_Instructions for the task_
Carry none of the pictures over; write out the complete data exactly.

_Given data_
§ §
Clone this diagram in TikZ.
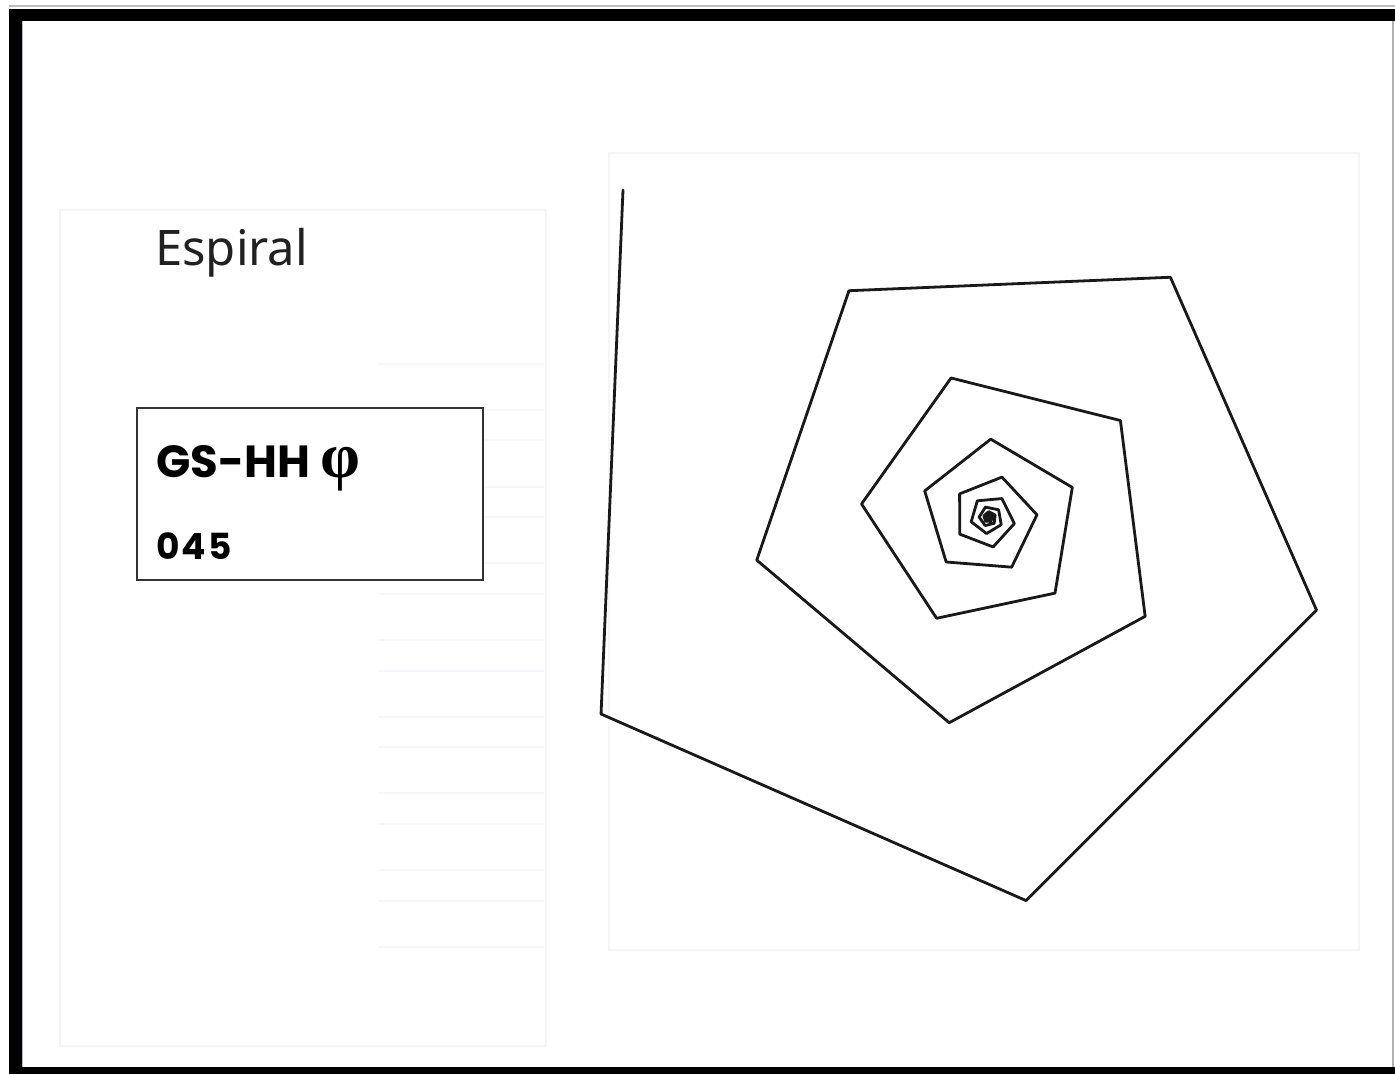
\documentclass[tikz,border=0pt]{standalone}
\usepackage{fontspec}
\setmainfont{Noto Sans}
\newfontfamily\geofont{Poppins}
\newfontfamily\phifont{Liberation Serif}
\begin{document}
\begin{tikzpicture}[x=1pt,y=-1pt,
  panel/.style={draw=black!4,line width=1.2pt},
  ruleline/.style={draw=black!10!blue!3!white,line width=2.2pt},
  framefill/.style={fill=black},
  spiral/.style={draw=black!90,line width=2.8pt,line join=round,line cap=round},
  infobox/.style={draw=black!80,line width=1.6pt,fill=white}]
\useasboundingbox (0,0) rectangle (1395,1074);
\fill[white] (0,0) rectangle (1395,1074);
% frame
\draw[black!25,line width=1.2pt] (9,6) -- (1395,6);
\fill[framefill] (9,9) rectangle (1395,20.5);
\fill[framefill] (9,9) rectangle (22,1074);
\fill[framefill] (9,1067) rectangle (1395,1074);
\draw[blue!40!black!30,line width=1pt] (22.5,20.5) -- (22.5,1067);
\draw[black!30,line width=1.2pt] (1393,20.5) -- (1393,1067);
% panels
\draw[panel] (60,210) rectangle (546,1046);
\draw[panel] (609,153) rectangle (1359,950);
% faint rule lines
\foreach \yy in {364,410,440,487,517,563,594,640,671,717,747,793,824,870,901,947}
  \draw[ruleline] (378,\yy) -- (544,\yy);
% title
\node[anchor=base west,inner sep=0pt,text=black!87,font=\fontsize{49}{51}\selectfont] (title) at (155,265) {Espiral};
% info box
\draw[infobox] (137,408) rectangle (483,580);
\node[anchor=base west,inner sep=0pt,font=\geofont\bfseries\fontsize{45}{47}\selectfont] (code) at (156,477) {GS-HH};
\node[anchor=base west,inner sep=0pt,font=\phifont\bfseries\fontsize{64}{66}\selectfont] (phi) at (320,477) {φ};
\node[anchor=base west,inner sep=0pt,font=\geofont\bfseries\fontsize{36}{38}\selectfont] (num) at (156,559) {0\kern2pt4\kern2pt5};
% spiral
\draw[spiral] (623,190) \foreach \i in {0,...,72} { -- ++({92.4-68.7*\i}:{524.5*0.885^\i}) };
\end{tikzpicture}
\end{document}
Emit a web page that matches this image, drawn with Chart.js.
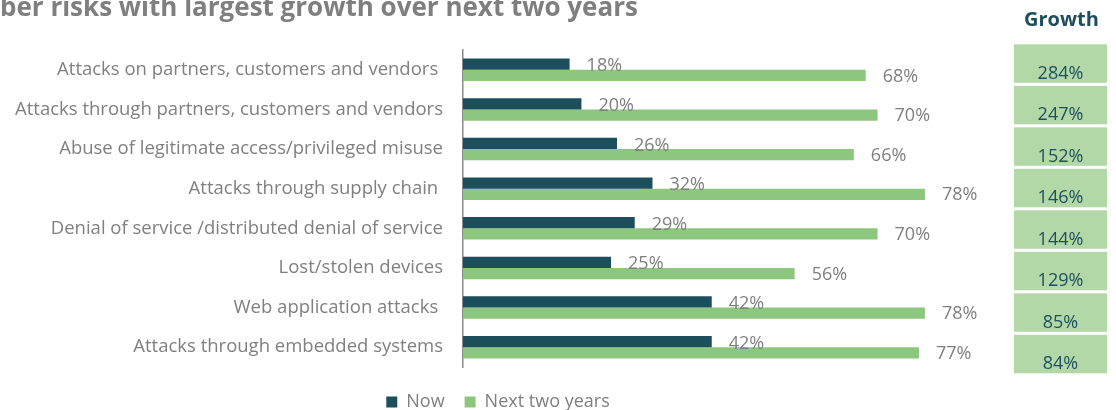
<!DOCTYPE html>
<html>
<head>
<meta charset="utf-8">
<script src="https://cdn.jsdelivr.net/npm/chart.js@4/dist/chart.umd.min.js"></script>
<style>
  html, body { margin: 0; padding: 0; background: #fff; }
  #wrap { position: relative; width: 1116px; height: 410px; }
</style>
</head>
<body>
<div id="wrap"><canvas id="riskChart" width="1116" height="410"></canvas></div>
<script>
// chart data
const categories = [
  'Attacks on partners, customers and vendors ',
  'Attacks through partners, customers and vendors',
  'Abuse of legitimate access/privileged misuse',
  'Attacks through supply chain ',
  'Denial of service /distributed denial of service',
  'Lost/stolen devices',
  'Web application attacks ',
  'Attacks through embedded systems'
];
const nowValues = [18, 20, 26, 32, 29, 25, 42, 42];
const nextValues = [68, 70, 66, 78, 70, 56, 78, 77];
const growthLabels = ['284%', '247%', '152%', '146%', '144%', '129%', '85%', '84%'];

const FONT = "'Open Sans', 'DejaVu Sans', sans-serif";

// value labels, growth column and titles
const extras = {
  id: 'extras',
  afterDatasetsDraw(chart) {
    const ctx = chart.ctx;
    ctx.save();
    ctx.font = '18px ' + FONT;
    ctx.fillStyle = '#7f7f7f';
    ctx.textAlign = 'left';
    ctx.textBaseline = 'middle';
    chart.data.datasets.forEach((ds, di) => {
      chart.getDatasetMeta(di).data.forEach((bar, i) => {
        ctx.fillText(ds.data[i] + '%', bar.x + 17, bar.y + (di === 0 ? 2 : 1));
      });
    });
    ctx.restore();
  },
  afterDraw(chart) {
    const ctx = chart.ctx;
    const g = chart.scales.g;
    ctx.save();
    // title (cut off at the left like the source)
    ctx.font = 'bold 26px ' + FONT;
    ctx.fillStyle = '#7f7f7f';
    ctx.textAlign = 'left';
    ctx.textBaseline = 'alphabetic';
    const cut = ctx.measureText('Cy').width;
    ctx.fillText('Cyber risks with largest growth over next two years', -cut, 16);

    // growth column
    const left = 1014, w = 93;
    ctx.font = 'bold 20px ' + FONT;
    ctx.fillStyle = '#1f4e5f';
    ctx.textAlign = 'center';
    ctx.fillText('Growth', left + w / 2 + 1, 26);
    ctx.font = '18px ' + FONT;
    growthLabels.forEach((txt, i) => {
      const top = g.getPixelForValue(i);
      const bottom = g.getPixelForValue(i + 1) - 3;
      ctx.fillStyle = '#b3d8a8';
      ctx.fillRect(left, top, w, bottom - top);
      ctx.fillStyle = '#1f4e5f';
      ctx.fillText(txt, left + w / 2, bottom - 4);
    });
    ctx.restore();
  }
};

new Chart(document.getElementById('riskChart'), {
  type: 'bar',
  data: {
    labels: categories,
    datasets: [
      { label: 'Now', data: nowValues, backgroundColor: '#1c4e5c' },
      { label: 'Next two years', data: nextValues, backgroundColor: '#8dc67e' }
    ]
  },
  options: {
    indexAxis: 'y',
    responsive: false,
    animation: false,
    events: [],
    categoryPercentage: 0.57,
    barPercentage: 1.0,
    layout: { padding: { top: 50, right: 120, bottom: -11, left: 0 } },
    scales: {
      x: { display: false, min: 0, max: 90 },
      y: {
        grid: { display: false, drawTicks: false },
        border: { display: true, color: '#8a8a8a', width: 1.5 },
        ticks: { color: '#808080', font: { family: FONT, size: 18.5 }, padding: 20 },
        afterFit(scale) { scale.width = 463; }
      },
      // hidden scale that places the growth boxes
      g: { type: 'linear', axis: 'y', display: false, offset: false, reverse: true, min: 0.137, max: 7.776 }
    },
    plugins: {
      legend: {
        position: 'bottom',
        title: { display: true, text: ' ', font: { size: 1 }, padding: { top: 4.8, bottom: 0 } },
        labels: {
          boxWidth: 11, boxHeight: 11, padding: 20,
          color: '#7f7f7f', font: { family: FONT, size: 18 }
        }
      },
      tooltip: { enabled: false }
    }
  },
  plugins: [extras]
});
</script>
</body>
</html>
§ §
_Task output_
Clone this diagram in TikZ.
\documentclass[tikz,border=0pt]{standalone}
\usepackage{fontspec}
\setmainfont{Noto Sans}
\newfontfamily\geofont{Poppins}
\newfontfamily\phifont{Liberation Serif}
\begin{document}
\begin{tikzpicture}[x=1pt,y=-1pt,
  panel/.style={draw=black!4,line width=1.2pt},
  ruleline/.style={draw=black!10!blue!3!white,line width=2.2pt},
  framefill/.style={fill=black},
  spiral/.style={draw=black!90,line width=2.8pt,line join=round,line cap=round},
  infobox/.style={draw=black!80,line width=1.6pt,fill=white}]
\useasboundingbox (0,0) rectangle (1395,1074);
\fill[white] (0,0) rectangle (1395,1074);
% frame
\draw[black!25,line width=1.2pt] (9,6) -- (1395,6);
\fill[framefill] (9,9) rectangle (1395,20.5);
\fill[framefill] (9,9) rectangle (22,1074);
\fill[framefill] (9,1067) rectangle (1395,1074);
\draw[blue!40!black!30,line width=1pt] (22.5,20.5) -- (22.5,1067);
\draw[black!30,line width=1.2pt] (1393,20.5) -- (1393,1067);
% panels
\draw[panel] (60,210) rectangle (546,1046);
\draw[panel] (609,153) rectangle (1359,950);
% faint rule lines
\foreach \yy in {364,410,440,487,517,563,594,640,671,717,747,793,824,870,901,947}
  \draw[ruleline] (378,\yy) -- (544,\yy);
% title
\node[anchor=base west,inner sep=0pt,text=black!87,font=\fontsize{49}{51}\selectfont] (title) at (155,265) {Espiral};
% info box
\draw[infobox] (137,408) rectangle (483,580);
\node[anchor=base west,inner sep=0pt,font=\geofont\bfseries\fontsize{45}{47}\selectfont] (code) at (156,477) {GS-HH};
\node[anchor=base west,inner sep=0pt,font=\phifont\bfseries\fontsize{64}{66}\selectfont] (phi) at (320,477) {φ};
\node[anchor=base west,inner sep=0pt,font=\geofont\bfseries\fontsize{36}{38}\selectfont] (num) at (156,559) {0\kern2pt4\kern2pt5};
% spiral
\draw[spiral] (623,190) \foreach \i in {0,...,72} { -- ++({92.4-68.7*\i}:{524.5*0.885^\i}) };
\end{tikzpicture}
\end{document}
Emit a web page that matches this image, drawn with Chart.js.
<!DOCTYPE html>
<html>
<head>
<meta charset="utf-8">
<script src="https://cdn.jsdelivr.net/npm/chart.js@4/dist/chart.umd.min.js"></script>
<style>
  html, body { margin: 0; padding: 0; background: #fff; }
  #wrap { position: relative; width: 1116px; height: 410px; }
</style>
</head>
<body>
<div id="wrap"><canvas id="riskChart" width="1116" height="410"></canvas></div>
<script>
// chart data
const categories = [
  'Attacks on partners, customers and vendors ',
  'Attacks through partners, customers and vendors',
  'Abuse of legitimate access/privileged misuse',
  'Attacks through supply chain ',
  'Denial of service /distributed denial of service',
  'Lost/stolen devices',
  'Web application attacks ',
  'Attacks through embedded systems'
];
const nowValues = [18, 20, 26, 32, 29, 25, 42, 42];
const nextValues = [68, 70, 66, 78, 70, 56, 78, 77];
const growthLabels = ['284%', '247%', '152%', '146%', '144%', '129%', '85%', '84%'];

const FONT = "'Open Sans', 'DejaVu Sans', sans-serif";

// value labels, growth column and titles
const extras = {
  id: 'extras',
  afterDatasetsDraw(chart) {
    const ctx = chart.ctx;
    ctx.save();
    ctx.font = '18px ' + FONT;
    ctx.fillStyle = '#7f7f7f';
    ctx.textAlign = 'left';
    ctx.textBaseline = 'middle';
    chart.data.datasets.forEach((ds, di) => {
      chart.getDatasetMeta(di).data.forEach((bar, i) => {
        ctx.fillText(ds.data[i] + '%', bar.x + 17, bar.y + (di === 0 ? 2 : 1));
      });
    });
    ctx.restore();
  },
  afterDraw(chart) {
    const ctx = chart.ctx;
    const g = chart.scales.g;
    ctx.save();
    // title (cut off at the left like the source)
    ctx.font = 'bold 26px ' + FONT;
    ctx.fillStyle = '#7f7f7f';
    ctx.textAlign = 'left';
    ctx.textBaseline = 'alphabetic';
    const cut = ctx.measureText('Cy').width;
    ctx.fillText('Cyber risks with largest growth over next two years', -cut, 16);

    // growth column
    const left = 1014, w = 93;
    ctx.font = 'bold 20px ' + FONT;
    ctx.fillStyle = '#1f4e5f';
    ctx.textAlign = 'center';
    ctx.fillText('Growth', left + w / 2 + 1, 26);
    ctx.font = '18px ' + FONT;
    growthLabels.forEach((txt, i) => {
      const top = g.getPixelForValue(i);
      const bottom = g.getPixelForValue(i + 1) - 3;
      ctx.fillStyle = '#b3d8a8';
      ctx.fillRect(left, top, w, bottom - top);
      ctx.fillStyle = '#1f4e5f';
      ctx.fillText(txt, left + w / 2, bottom - 4);
    });
    ctx.restore();
  }
};

new Chart(document.getElementById('riskChart'), {
  type: 'bar',
  data: {
    labels: categories,
    datasets: [
      { label: 'Now', data: nowValues, backgroundColor: '#1c4e5c' },
      { label: 'Next two years', data: nextValues, backgroundColor: '#8dc67e' }
    ]
  },
  options: {
    indexAxis: 'y',
    responsive: false,
    animation: false,
    events: [],
    categoryPercentage: 0.57,
    barPercentage: 1.0,
    layout: { padding: { top: 50, right: 120, bottom: -11, left: 0 } },
    scales: {
      x: { display: false, min: 0, max: 90 },
      y: {
        grid: { display: false, drawTicks: false },
        border: { display: true, color: '#8a8a8a', width: 1.5 },
        ticks: { color: '#808080', font: { family: FONT, size: 18.5 }, padding: 20 },
        afterFit(scale) { scale.width = 463; }
      },
      // hidden scale that places the growth boxes
      g: { type: 'linear', axis: 'y', display: false, offset: false, reverse: true, min: 0.137, max: 7.776 }
    },
    plugins: {
      legend: {
        position: 'bottom',
        title: { display: true, text: ' ', font: { size: 1 }, padding: { top: 4.8, bottom: 0 } },
        labels: {
          boxWidth: 11, boxHeight: 11, padding: 20,
          color: '#7f7f7f', font: { family: FONT, size: 18 }
        }
      },
      tooltip: { enabled: false }
    }
  },
  plugins: [extras]
});
</script>
</body>
</html>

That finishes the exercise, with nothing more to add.